Sur les cinquante dernières années, les revenus de tous les retraités se sont plutôt stabilisés, le niveau des pensions n'a pas été touché malgré la crise et une grande partie des seniors les plus aisés se sont constitué un patrimoine financier et profité du boom de l'immobilier des années 2000. Résultat, en comparaison des actifs, les retraités ont un niveau de vie légèrement supérieur (voir infographie ci-dessus). C'est justement ces retraités les plus aisés (qui déclarent un revenu de référence supérieur ou égal à 27 000 euros par an pour un célibataire et 43 000 euros pour un couple) que Macron veut mettre à contribution pour soulager «ceux qui travaillent».

Selon les calculs du rapporteur général du budget, le député LREM Joël Giraud, ils seront ainsi 2,5 millions, sur un total de 7 millions de retraités, à se voir prélever un taux de CSG de 8,3 % sur leurs pensions à compter du 1er janvier (contre 6,6 % aujourd'hui). Jugés suffisamment aisés par le gouvernement, ces retraités font partie des 20 % des Français qui continueront à payer leur taxe d'habitation comme ils le font aujourd'hui. Les autres retraités touchés par la CSG (soit 4,5 millions de personnes) ne paieront plus, à terme, de taxe d'habitation. Avec un bémol : la hausse de CSG, c'est dès 2018 quand la suppression de la taxe d'habitation sera étalée, elle, sur trois ans.

Rattrapage des actifs

Pour les seniors non touchés par la hausse de CSG, la situation restera identique ou devrait s’améliorer : ceux qui sont aujourd’hui exonérés de CSG ou soumis au taux réduit de 3,8 % le resteront et ceux qui payaient une taxe d’habitation ne la paieront plus. Par ailleurs, les personnes recevant un minimum vieillesse (fixé aujourd’hui à un peu plus de 803 euros pour une personne seule) verront cette prestation revalorisée, après adoption définitive du PLFSS, de 30 euros dès avril 2018, a promis le gouvernement, avant une hausse de 35 euros en 2019 et, de même, en 2020 pour atteindre 900 euros.

Macron propose-t-il là une vraie mesure de «justice sociale» après avoir été accusé de mener une politique pour les plus riches ? (lire page 4) Certes, selon le rapport 2017 du Conseil d'orientation des retraites, «la pension moyenne des retraités a augmenté plus vite que le revenu moyen, sous l'effet du renouvellement de la population des retraités». Et ces nouveaux inactifs ont un niveau de vie moyen «légèrement supérieur à celui de l'ensemble de la population», précise ce même rapport.

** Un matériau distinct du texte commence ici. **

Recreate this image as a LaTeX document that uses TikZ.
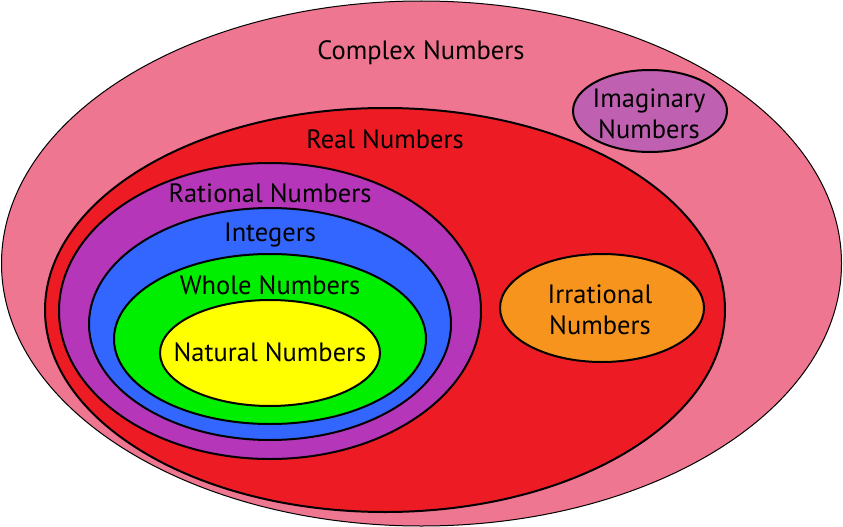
\documentclass[tikz,border=0pt]{standalone}
\usepackage{fontspec}
\setmainfont{PT Sans}
\usepackage{tikz}

\definecolor{complexpink}{HTML}{EF7690}
\definecolor{realred}{HTML}{ED1C24}
\definecolor{rationalpurple}{HTML}{B536B8}
\definecolor{integerblue}{HTML}{3366FF}
\definecolor{wholegreen}{HTML}{00EE00}
\definecolor{naturalyellow}{HTML}{FFFF00}
\definecolor{imagpurple}{HTML}{C060B0}
\definecolor{irratorange}{HTML}{F7941D}

\tikzset{
    numset/.style={draw=black, line width=2pt},
    setlabel/.style={font=\fontsize{26.5}{31}\selectfont, align=center, inner sep=0pt}
}

\begin{document}
\begin{tikzpicture}[x=1pt, y=-1pt]
                    \useasboundingbox (0, 0) rectangle (843, 527);
                    \begin{scope}
                        \filldraw[complexpink, draw=black, line width=1pt] (421.5, 263.5) ellipse (420 and 262.5);
                        \node[setlabel] (complex) at (421, 53) {Complex Numbers};
                    \end{scope}
                    \begin{scope}
                        \filldraw[imagpurple, numset] (650, 111) ellipse (77 and 41);
                        \node[setlabel] (imaginary) at (649, 114) {Imaginary\\Numbers};
                    \end{scope}
                    \begin{scope}
                        \filldraw[realred, numset] (385, 310) ellipse (340 and 202);
                        \node[setlabel] (real) at (385, 139) {Real Numbers};
                        \filldraw[irratorange, numset] (602, 308) ellipse (102 and 54);
                        \node[setlabel] (irrational) at (600, 310) {Irrational\\Numbers};
                    \end{scope}
                    \begin{scope}
                        \filldraw[rationalpurple, numset] (270, 311) ellipse (211 and 148);
                        \node[setlabel] (rational) at (270, 193) {Rational Numbers};
                        \filldraw[integerblue, numset] (270, 324) ellipse (181 and 116);
                        \node[setlabel] (integers) at (270, 235) {Integers};
                        \filldraw[wholegreen, numset] (270, 339) ellipse (156 and 85);
                        \node[setlabel] (whole) at (270, 285) {Whole Numbers};
                        \filldraw[naturalyellow, numset] (270, 353) ellipse (110 and 53);
                        \node[setlabel] (natural) at (270, 352) {Natural Numbers};
                    \end{scope}
                \end{tikzpicture}
\end{document}
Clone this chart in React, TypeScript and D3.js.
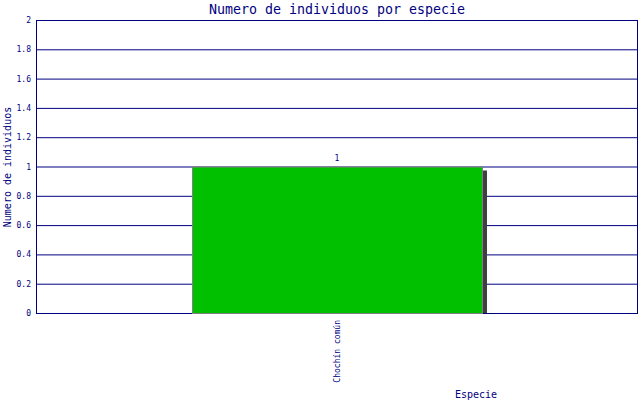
import * as d3 from "d3";

const categories = ["Chochín común"];
const counts = [1];
const yTicks = [0, 0.2, 0.4, 0.6, 0.8, 1, 1.2, 1.4, 1.6, 1.8, 2];

const W = 640;
const H = 400;
const margin = { top: 20, right: 2, bottom: 87, left: 36 };
const navy = "#000080";
const mono = "'DejaVu Sans Mono', monospace";

export default function App() {
    const x = d3
        .scaleBand<string>()
        .domain(categories)
        .range([margin.left, W - margin.right])
        .paddingInner(0)
        .paddingOuter(0.538);
    const y = d3
        .scaleLinear()
        .domain([0, 2])
        .range([H - margin.bottom, margin.top]);

    const fmt = (v: number) => d3.format("~g")(v);

    return (
        <svg
            width={W}
            height={H}
            style={{ position: "absolute", left: 0, top: 0, background: "#fff" }}
            fontFamily={mono}
        >
            {/* grid */}
            {yTicks.map((t) => (
                <g key={t}>
                    <line
                        x1={margin.left}
                        x2={W - margin.right}
                        y1={y(t) + 0.5}
                        y2={y(t) + 0.5}
                        stroke={navy}
                        strokeWidth={1}
                    />
                    <text
                        x={margin.left - 5}
                        y={y(t) + 3}
                        textAnchor="end"
                        fontSize={8}
                        fill={navy}
                    >
                        {fmt(t)}
                    </text>
                </g>
            ))}
            <line
                x1={margin.left + 0.5}
                x2={margin.left + 0.5}
                y1={margin.top}
                y2={H - margin.bottom + 1}
                stroke={navy}
            />
            <line
                x1={W - margin.right - 0.5}
                x2={W - margin.right - 0.5}
                y1={margin.top}
                y2={H - margin.bottom + 1}
                stroke={navy}
            />

            {/* bars */}
            {categories.map((c, i) => {
                const x0 = x(c)!;
                const bw = x.bandwidth();
                return (
                    <g key={c}>
                        <rect
                            x={x0 + bw}
                            y={y(counts[i]) + 4}
                            width={5}
                            height={y(0) - y(counts[i]) - 4}
                            fill="#404040"
                        />
                        <rect
                            x={x0 + 0.5}
                            y={y(counts[i]) + 0.5}
                            width={bw}
                            height={y(0) - y(counts[i])}
                            fill="#00c000"
                            stroke="#808080"
                            strokeWidth={1}
                        />
                        <text
                            x={x0 + bw / 2}
                            y={y(counts[i]) - 6}
                            textAnchor="middle"
                            fontSize={8}
                            fill={navy}
                        >
                            {counts[i]}
                        </text>
                        <text
                            transform={`translate(${x0 + bw / 2 + 3},${y(0) + 7}) rotate(-90)`}
                            textAnchor="end"
                            fontSize={8}
                            fill={navy}
                        >
                            {c}
                        </text>
                    </g>
                );
            })}

            {/* titles */}
            <text x={337} y={14} textAnchor="middle" fontSize={13.3} fill={navy}>
                Numero de individuos por especie
            </text>
            <text
                transform={`translate(11,167) rotate(-90)`}
                textAnchor="middle"
                fontSize={10}
                fill={navy}
            >
                Numero de individuos
            </text>
            <text x={476} y={398} textAnchor="middle" fontSize={10} fill={navy}>
                Especie
            </text>
        </svg>
    );
}
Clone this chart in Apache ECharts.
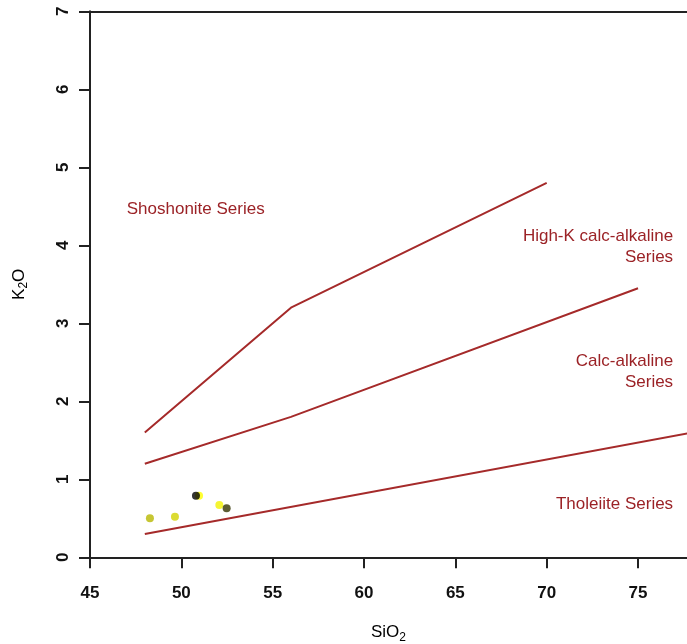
<!DOCTYPE html>
<html>
<head>
<meta charset="utf-8">
<script src="https://cdn.jsdelivr.net/npm/echarts@6/dist/echarts.min.js"></script>
<style>
html,body{margin:0;padding:0;background:#fff;}
#chart{width:687px;height:644px;}
</style>
</head>
<body>
<div id="chart"></div>
<script>
// ---- data ----
const xTickValues = [45, 50, 55, 60, 65, 70, 75];
const yTickValues = [0, 1, 2, 3, 4, 5, 6, 7];
const tholeiiteBoundary = [[48, 0.3], [78, 1.6]];
const calcAlkalineBoundary = [[48, 1.2], [56, 1.8], [75, 3.45]];
const highKBoundary = [[48, 1.6], [56, 3.2], [70, 4.8]];
const sampleSiO2 = [48.28, 49.65, 50.97, 50.80, 52.08, 52.48];
const sampleK2O = [0.50, 0.52, 0.79, 0.79, 0.67, 0.63];
const regionNames = ['Shoshonite Series', 'High-K calc-alkaline\nSeries', 'Calc-alkaline\nSeries', 'Tholeiite Series'];
const regionAnchors = [[47.01, 4.465], [76.92, 3.98], [76.92, 2.376], [76.92, 0.683]];

// ---- styles ----
const sampleColors = ['#b8b800', '#d2d200', '#ffff00', '#000000', '#f2f200', '#333300'];
const regionAlign = ['left', 'right', 'right', 'right'];
const lineColor = '#a52a2a';
const textColor = '#9b2226';
const axisColor = '#222';
const FONT = '"Liberation Sans", Arial, sans-serif';

const chart = echarts.init(document.getElementById('chart'), null, {renderer: 'canvas'});

const nameRich = {
  m: {fontSize: 17, lineHeight: 22, color: '#000', fontFamily: FONT},
  s: {fontSize: 12, lineHeight: 12, verticalAlign: 'bottom', color: '#000', fontFamily: FONT}
};

const lineSeries = (d) => ({
  type: 'line', data: d, showSymbol: false, symbol: 'none', clip: true,
  lineStyle: {color: lineColor, width: 2}, silent: true, z: 2
});

const option = {
  animation: false,
  backgroundColor: '#fff',
  grid: {left: 90, right: 0, top: 11.3, bottom: 86.7, containLabel: false, outerBoundsMode: 'none'},
  xAxis: [{
    type: 'value', min: 45, max: 77.68, interval: 5,
    splitLine: {show: false},
    axisLine: {show: true, onZero: false, lineStyle: {color: axisColor, width: 2}},
    axisTick: {show: true, length: 11, lineStyle: {color: axisColor, width: 2}},
    axisLabel: {
      margin: 28, fontSize: 17, fontWeight: 'bold', color: '#111', fontFamily: FONT, showMaxLabel: false,
      formatter: v => xTickValues.indexOf(v) >= 0 ? String(v) : ''
    },
    name: '{m|SiO}{s|2}', nameLocation: 'middle', nameGap: 64,
    nameTextStyle: {rich: nameRich}
  }, {
    type: 'value', position: 'top', min: 45, max: 77.68,
    splitLine: {show: false}, axisTick: {show: false}, axisLabel: {show: false},
    axisLine: {show: true, onZero: false, lineStyle: {color: axisColor, width: 2}}
  }],
  yAxis: {
    type: 'value', min: 0, max: 7, interval: 1,
    splitLine: {show: false},
    axisLine: {show: true, onZero: false, lineStyle: {color: axisColor, width: 2}},
    axisTick: {show: true, length: 11, lineStyle: {color: axisColor, width: 2}},
    axisLabel: {
      margin: 18, fontSize: 17, fontWeight: 'bold', color: '#111', fontFamily: FONT, rotate: 90,
      formatter: v => yTickValues.indexOf(v) >= 0 ? String(v) : ''
    },
    name: '{m|K}{s|2}{m|O}', nameLocation: 'middle', nameGap: 60, nameRotate: 90,
    nameTextStyle: {rich: nameRich}
  },
  series: [
    lineSeries(tholeiiteBoundary),
    lineSeries(calcAlkalineBoundary),
    lineSeries(highKBoundary),
    {
      type: 'scatter', symbol: 'circle', symbolSize: 8, z: 3,
      data: sampleSiO2.map((x, i) => ({value: [x, sampleK2O[i]], itemStyle: {color: sampleColors[i]}}))
    }
  ]
};
chart.setOption(option);

const graphics = regionNames.map((t, i) => {
  const p = chart.convertToPixel({xAxisIndex: 0, yAxisIndex: 0}, regionAnchors[i]);
  return {
    type: 'text', x: p[0], y: p[1], z: 10,
    style: {
      text: t, fill: textColor, font: '17px ' + FONT,
      textAlign: regionAlign[i], textVerticalAlign: 'middle', lineHeight: 21, align: regionAlign[i], verticalAlign: 'middle'
    }
  };
});
chart.setOption({graphic: graphics});
</script>
</body>
</html>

Mais le Conseil d’orientation des retraites met en garde : ce qui est valable aujourd’hui ne l’est pas, selon ses projections, pour la suite. Si, en 2014, la génération des papy-boomers vivait mieux, en moyenne, que les actifs, la prochaine risque d’être rattrapée, voire vite dépassée, par ces derniers à l’horizon 2040-2060. Génération de nouveaux retraités qui, elle, aura été bien moins «dorée» que la précédente.